_Supplied information_:
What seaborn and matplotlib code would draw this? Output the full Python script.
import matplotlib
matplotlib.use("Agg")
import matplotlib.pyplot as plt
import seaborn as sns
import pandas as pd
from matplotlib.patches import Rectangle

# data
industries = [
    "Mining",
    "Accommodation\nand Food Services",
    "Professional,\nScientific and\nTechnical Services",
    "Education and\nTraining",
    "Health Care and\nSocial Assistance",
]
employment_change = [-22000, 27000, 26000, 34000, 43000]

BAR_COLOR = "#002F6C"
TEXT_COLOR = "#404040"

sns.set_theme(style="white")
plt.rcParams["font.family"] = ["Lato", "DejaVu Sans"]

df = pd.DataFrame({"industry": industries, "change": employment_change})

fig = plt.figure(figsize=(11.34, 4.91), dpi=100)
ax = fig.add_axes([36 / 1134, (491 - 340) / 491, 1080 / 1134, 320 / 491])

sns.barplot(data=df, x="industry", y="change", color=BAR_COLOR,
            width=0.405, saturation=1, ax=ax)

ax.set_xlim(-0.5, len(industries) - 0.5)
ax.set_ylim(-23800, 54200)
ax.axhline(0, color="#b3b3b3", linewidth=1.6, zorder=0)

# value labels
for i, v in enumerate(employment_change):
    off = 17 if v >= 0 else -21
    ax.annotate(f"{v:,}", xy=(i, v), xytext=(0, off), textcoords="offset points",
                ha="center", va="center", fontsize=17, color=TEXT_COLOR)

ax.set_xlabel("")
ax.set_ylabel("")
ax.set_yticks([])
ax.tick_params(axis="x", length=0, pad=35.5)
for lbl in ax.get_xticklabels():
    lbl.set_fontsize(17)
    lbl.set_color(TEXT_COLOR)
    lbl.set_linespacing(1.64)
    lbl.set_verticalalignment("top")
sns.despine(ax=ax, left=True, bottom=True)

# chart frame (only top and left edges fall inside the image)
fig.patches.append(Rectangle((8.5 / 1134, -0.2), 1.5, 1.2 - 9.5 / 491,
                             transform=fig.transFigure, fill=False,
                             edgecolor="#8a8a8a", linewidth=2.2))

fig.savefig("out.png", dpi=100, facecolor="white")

_What you should do_: Output the full listing without altering anything.

_Solution for this exercise_:
What seaborn and matplotlib code would draw this? Output the full Python script.
import matplotlib
matplotlib.use("Agg")
import matplotlib.pyplot as plt
import seaborn as sns
import pandas as pd
from matplotlib.patches import Rectangle

# data
industries = [
    "Mining",
    "Accommodation\nand Food Services",
    "Professional,\nScientific and\nTechnical Services",
    "Education and\nTraining",
    "Health Care and\nSocial Assistance",
]
employment_change = [-22000, 27000, 26000, 34000, 43000]

BAR_COLOR = "#002F6C"
TEXT_COLOR = "#404040"

sns.set_theme(style="white")
plt.rcParams["font.family"] = ["Lato", "DejaVu Sans"]

df = pd.DataFrame({"industry": industries, "change": employment_change})

fig = plt.figure(figsize=(11.34, 4.91), dpi=100)
ax = fig.add_axes([36 / 1134, (491 - 340) / 491, 1080 / 1134, 320 / 491])

sns.barplot(data=df, x="industry", y="change", color=BAR_COLOR,
            width=0.405, saturation=1, ax=ax)

ax.set_xlim(-0.5, len(industries) - 0.5)
ax.set_ylim(-23800, 54200)
ax.axhline(0, color="#b3b3b3", linewidth=1.6, zorder=0)

# value labels
for i, v in enumerate(employment_change):
    off = 17 if v >= 0 else -21
    ax.annotate(f"{v:,}", xy=(i, v), xytext=(0, off), textcoords="offset points",
                ha="center", va="center", fontsize=17, color=TEXT_COLOR)

ax.set_xlabel("")
ax.set_ylabel("")
ax.set_yticks([])
ax.tick_params(axis="x", length=0, pad=35.5)
for lbl in ax.get_xticklabels():
    lbl.set_fontsize(17)
    lbl.set_color(TEXT_COLOR)
    lbl.set_linespacing(1.64)
    lbl.set_verticalalignment("top")
sns.despine(ax=ax, left=True, bottom=True)

# chart frame (only top and left edges fall inside the image)
fig.patches.append(Rectangle((8.5 / 1134, -0.2), 1.5, 1.2 - 9.5 / 491,
                             transform=fig.transFigure, fill=False,
                             edgecolor="#8a8a8a", linewidth=2.2))

fig.savefig("out.png", dpi=100, facecolor="white")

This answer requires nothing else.